Plastic waste is one of the main culprits of environmental pollution, harming ecosystems and taking many years to fully break down. Colgate-Palmolive has committed to eliminating a substantial chunk of its plastic waste by 2025 with an eye towards substantially reducing its environmental impact. Its main challenge: to develop a truly recyclable toothpaste tube.
Approaches from every angle
Colgate-Palmolive aims to convert its entire portfolio by 2025 in order to do its part to drive the circular economy. Its plastic strategy focuses on three areas: the possibility of using new materials; moving its packaging to be 100 percent recyclable, reusable or compostable; and developing other ways to deliver its products with potentially less packaging.

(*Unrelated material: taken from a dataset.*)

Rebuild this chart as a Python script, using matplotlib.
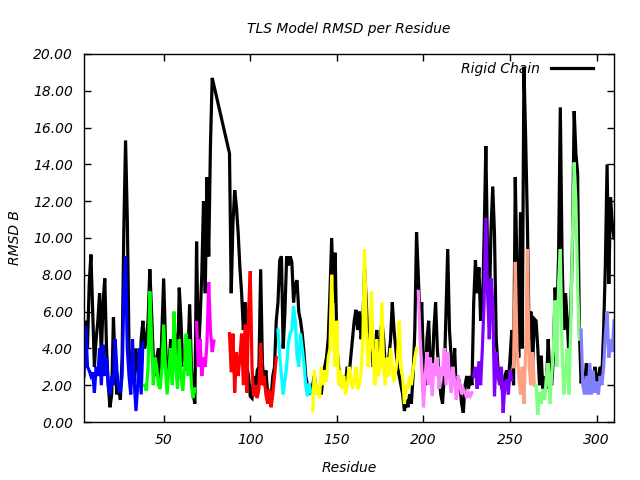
import matplotlib
matplotlib.use('Agg')
import matplotlib.pyplot as plt
from matplotlib.ticker import FormatStrFormatter

# first residue of each TLS group
group_start = [4, 39, 69, 88, 116, 136, 197, 229, 252, 265, 291]
group_color = ['#0000ff', '#00ff00', '#ff00ff', '#ff0000', '#00ffff', '#ffff00',
               '#ff80ff', '#8000ff', '#ffa080', '#80ff80', '#8080ff']

# rigid chain RMSD, split at the TLS group boundaries
rigid_1 = [5.0, 5.5, 4.0, 7.5, 9.1, 6.0, 3.0, 4.5, 5.5, 7.0, 3.5, 6.5, 7.8, 4.0, 2.0, 0.8, 1.5, 5.7,
           3.0, 1.5, 2.0, 1.2, 3.5, 10.5, 15.3, 11.0, 4.0, 2.5, 3.5, 2.2, 4.0, 3.0, 2.0, 4.5, 5.5]
rigid_2 = [4.0, 4.5, 5.5, 8.3, 6.0, 3.5, 2.5, 3.5, 4.0, 2.0, 5.0, 7.8, 4.5, 2.2, 3.0, 4.5, 3.5, 5.0,
           4.5, 3.0, 7.3, 5.5, 3.0, 3.5, 2.8, 3.5, 6.4, 3.0, 1.5, 1.0]
rigid_3 = [9.8, 3.5, 5.5, 8.0, 12.0, 7.0, 13.3, 9.0, 15.0, 18.7, 18.3]
rigid_4 = [14.6, 7.0, 10.8, 12.6, 11.7, 10.3, 8.4, 7.0, 5.0, 6.5, 3.0, 2.5, 1.4, 1.3, 2.5, 1.5, 2.8,
           3.0, 8.3, 3.2, 2.0, 2.8, 1.6, 1.2, 1.3, 2.5, 3.0, 5.5]
rigid_5 = [6.5, 8.8, 9.0, 4.0, 6.0, 9.0, 8.5, 9.0, 8.7, 6.5, 7.5, 7.7, 6.0, 5.5, 4.8, 3.8, 2.5, 2.0,
           1.5, 1.8]
rigid_6 = [2.0, 2.5, 1.8, 1.5, 2.0, 1.5, 2.5, 3.0, 3.5, 4.5, 7.0, 10.0, 6.5, 9.2, 4.0, 3.0, 2.0, 2.5,
           2.0, 2.2, 3.0, 2.5, 3.5, 4.5, 5.5, 6.1, 5.0, 6.0, 4.5, 5.5, 8.3, 6.5, 4.0, 5.0, 4.0, 3.0,
           3.5, 5.0, 3.0, 4.5, 5.5, 4.5, 3.0, 2.5, 3.5, 4.5, 6.5, 5.0, 4.0, 3.0, 2.5, 2.0, 1.5, 0.6,
           1.2, 0.8, 1.5, 1.0, 2.5, 5.0, 10.3]
rigid_7 = [8.0, 5.5, 6.5, 3.0, 2.0, 4.5, 5.5, 3.0, 2.5, 5.0, 6.5, 4.0, 2.5, 1.5, 1.0, 2.5, 6.0, 9.4,
           5.0, 3.5, 2.0, 4.0, 1.5, 2.5, 2.0, 1.0, 0.5, 2.0, 2.5, 1.8, 2.5, 2.0]
rigid_8 = [6.5, 8.8, 7.0, 8.4, 5.5, 6.0, 10.0, 15.0, 9.0, 6.0, 10.5, 12.8, 10.2, 4.5, 3.0, 2.5, 2.0,
           1.5, 2.5, 2.8, 2.2, 3.5, 5.0]
rigid_9 = [2.0, 13.3, 8.0, 3.5, 11.4, 4.0, 19.3, 15.4, 10.8, 4.5, 6.0, 3.0, 5.6]
rigid_10 = [5.5, 4.0, 2.0, 3.6, 1.5, 2.5, 1.8, 4.5, 2.5, 2.0, 3.5, 7.3, 5.5, 9.0, 17.1, 9.0, 5.0, 7.0,
            5.5, 3.5, 6.0, 9.5, 16.9, 14.6, 13.5, 5.0]
rigid_11 = [2.1, 2.5, 1.8, 3.2, 2.0, 2.5, 1.6, 2.2, 3.0, 1.8, 2.5, 3.0, 2.5, 5.0, 8.5, 14.0, 7.5,
            12.2, 10.8, 10.0]

# TLS model RMSD per group
tls_1 = [2.5, 5.2, 3.0, 2.8, 2.5, 2.7, 1.6, 3.0, 2.5, 4.0, 2.0, 4.2, 2.5, 3.5, 2.0, 1.5, 2.5, 2.0,
         4.5, 2.8, 1.8, 1.6, 2.5, 6.8, 9.0, 4.0, 2.5, 1.5, 4.5, 2.2, 0.6, 2.0, 4.0, 1.5, 4.3]
tls_2 = [2.0, 1.7, 3.0, 7.1, 4.5, 2.0, 3.5, 3.0, 2.0, 1.8, 3.0, 5.3, 3.0, 1.5, 2.8, 4.0, 2.0, 6.0,
         3.0, 1.8, 4.5, 2.5, 1.7, 3.0, 4.8, 2.5, 4.5, 2.0, 1.3, 1.8]
tls_3 = [5.4, 3.0, 4.5, 2.5, 3.5, 3.0, 4.3, 7.6, 5.0, 3.8, 4.4]
tls_4 = [4.8, 2.7, 4.8, 1.6, 3.8, 2.5, 3.5, 4.8, 2.0, 5.3, 1.6, 6.0, 8.2, 3.0, 1.4, 2.0, 1.3, 1.8,
         4.3, 2.0, 2.5, 1.5, 1.0, 1.8, 0.8, 1.5, 2.5, 3.5]
tls_5 = [5.0, 3.6, 2.5, 1.5, 2.3, 3.0, 4.3, 4.8, 5.0, 6.3, 5.5, 3.6, 3.0, 4.8, 4.0, 3.2, 2.0, 1.4,
         2.1, 1.6]
tls_6 = [0.6, 2.8, 1.5, 2.0, 1.3, 3.0, 2.0, 2.8, 2.2, 3.5, 4.0, 8.0, 5.0, 3.0, 5.5, 2.0, 2.8, 1.8,
         2.5, 1.5, 2.0, 3.0, 2.5, 1.8, 2.2, 3.0, 1.8, 2.0, 2.8, 4.5, 9.4, 5.0, 3.0, 4.0, 7.1, 3.5,
         2.0, 4.5, 2.5, 3.0, 6.5, 3.0, 2.0, 3.5, 2.5, 4.0, 3.0, 2.2, 2.8, 3.5, 5.5, 3.0, 2.5, 1.0,
         2.0, 1.8, 2.5, 2.0, 2.8, 3.5, 4.0]
tls_7 = [7.1, 4.6, 3.0, 0.8, 2.5, 3.8, 2.0, 3.5, 1.4, 3.2, 2.5, 3.5, 1.8, 3.0, 2.5, 4.0, 2.0, 3.8,
         2.5, 1.6, 3.0, 2.2, 1.2, 2.5, 2.0, 1.5, 1.8, 1.6, 1.3, 1.6, 1.4, 1.6]
tls_8 = [2.5, 3.0, 1.8, 3.3, 2.0, 4.0, 6.5, 11.1, 7.0, 4.5, 7.8, 6.5, 1.4, 3.8, 2.5, 2.0, 3.0, 0.5,
         2.0, 2.3, 1.5, 2.8, 2.3]
tls_9 = [3.0, 8.7, 4.0, 2.5, 1.5, 3.0, 1.0, 4.0, 9.4, 3.0, 2.0, 3.8, 2.0]
tls_10 = [2.0, 0.4, 1.6, 1.0, 1.8, 1.2, 2.5, 3.2, 1.0, 2.5, 4.0, 6.6, 3.0, 7.5, 9.4, 4.0, 1.5, 2.5,
          4.0, 1.5, 5.0, 10.0, 14.1, 12.0, 7.3, 4.5]
tls_11 = [5.0, 2.0, 1.5, 2.5, 1.5, 3.2, 1.5, 2.8, 1.6, 2.2, 1.5, 2.5, 2.0, 3.0, 4.7, 6.0, 3.5, 4.5,
          3.8, 5.5]

rigid_groups = [rigid_1, rigid_2, rigid_3, rigid_4, rigid_5, rigid_6, rigid_7, rigid_8, rigid_9,
                rigid_10, rigid_11]
tls_groups = [tls_1, tls_2, tls_3, tls_4, tls_5, tls_6, tls_7, tls_8, tls_9, tls_10, tls_11]

fig = plt.figure(figsize=(6.4, 4.8), dpi=100)
ax = fig.add_axes([84 / 640, 58 / 480, 530 / 640, 368 / 480])

# rigid chain as one line over all residues
res_all, rig_all = [], []
for start, vals in zip(group_start, rigid_groups):
    res_all += [start + i for i in range(len(vals))]
    rig_all += vals
ax.plot(res_all, rig_all, color='black', lw=2.3, label='Rigid Chain', solid_joinstyle='miter')

for start, vals, col in zip(group_start, tls_groups, group_color):
    res = [start + i for i in range(len(vals))]
    ax.plot(res, vals, color=col, lw=2.3, solid_joinstyle='miter')

ax.set_xlim(4, 310)
ax.set_ylim(0, 20)
ax.set_xticks([50, 100, 150, 200, 250, 300])
ax.set_yticks([0, 2, 4, 6, 8, 10, 12, 14, 16, 18, 20])
ax.yaxis.set_major_formatter(FormatStrFormatter('%.2f'))
ax.tick_params(direction='in', top=True, right=True, length=5, width=1, labelsize=10, pad=8)
for lab in ax.get_xticklabels() + ax.get_yticklabels():
    lab.set_fontstyle('italic')
for s in ax.spines.values():
    s.set_linewidth(1)

ax.set_title('TLS Model RMSD per Residue', fontsize=10, fontstyle='italic', pad=15)
ax.set_xlabel('Residue', fontsize=10, fontstyle='italic', labelpad=10)
ax.set_ylabel('RMSD B', fontsize=10, fontstyle='italic', labelpad=8)

leg = ax.legend(loc='upper right', bbox_to_anchor=(1 - 13 / 530, 1.0), frameon=False,
                markerfirst=False, handlelength=3.0, borderaxespad=0.2,
                prop={'style': 'italic', 'size': 10})

fig.savefig('out.png', dpi=100)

In addition to developing a fully recyclable toothpaste tube, Colgate-Palmolive is exploring formats other than paste to deliver the same benefits for oral health, currently testing tablet cleaning products.
The recyclable toothpaste tube
Most toothpaste tubes are made from plastic and aluminium, making them almost impossible to recycle. In 2019, Colgate-Palmolive released a new type of plastic tube with the same kind of recyclable plastic used to manufacture plastic bottles. The tube can be recycled without any adjustments or additional investments to the current recycling infrastructure. The core challenge was to achieve the familiar easy squeeze of a toothpaste tube while using HDPE plastic, which it successfully achieved after five years of intense development.
In order to encourage the adoption of recyclable packaging across the consumer packaged goods industry, Colgate-Palmolive is sharing its recyclable tube technology with third parties to make it easier for companies to make the switch.
Building momentum for change
Building on ongoing efforts to help people make small, sustainable changes for the better, the transition to recyclable tubes improves the sustainability profile of Colgate-Palmolive products. Colgate-Palmolive is collaborating with associations and retailers across Europe in order to speed the industry’s sustainability transformation. The company is a long-standing partner of the Ellen MacArthur Foundation initiative for a New Plastics Economy.
In 2020, Colgate-Palmolive was part of a group of consumer brands and corporate foundations to invest $54 million with Closed Loop Partners' infrastructure fund to support additional recycling infrastructure and spur growth and technological innovation around end markets for post-consumer materials across North America.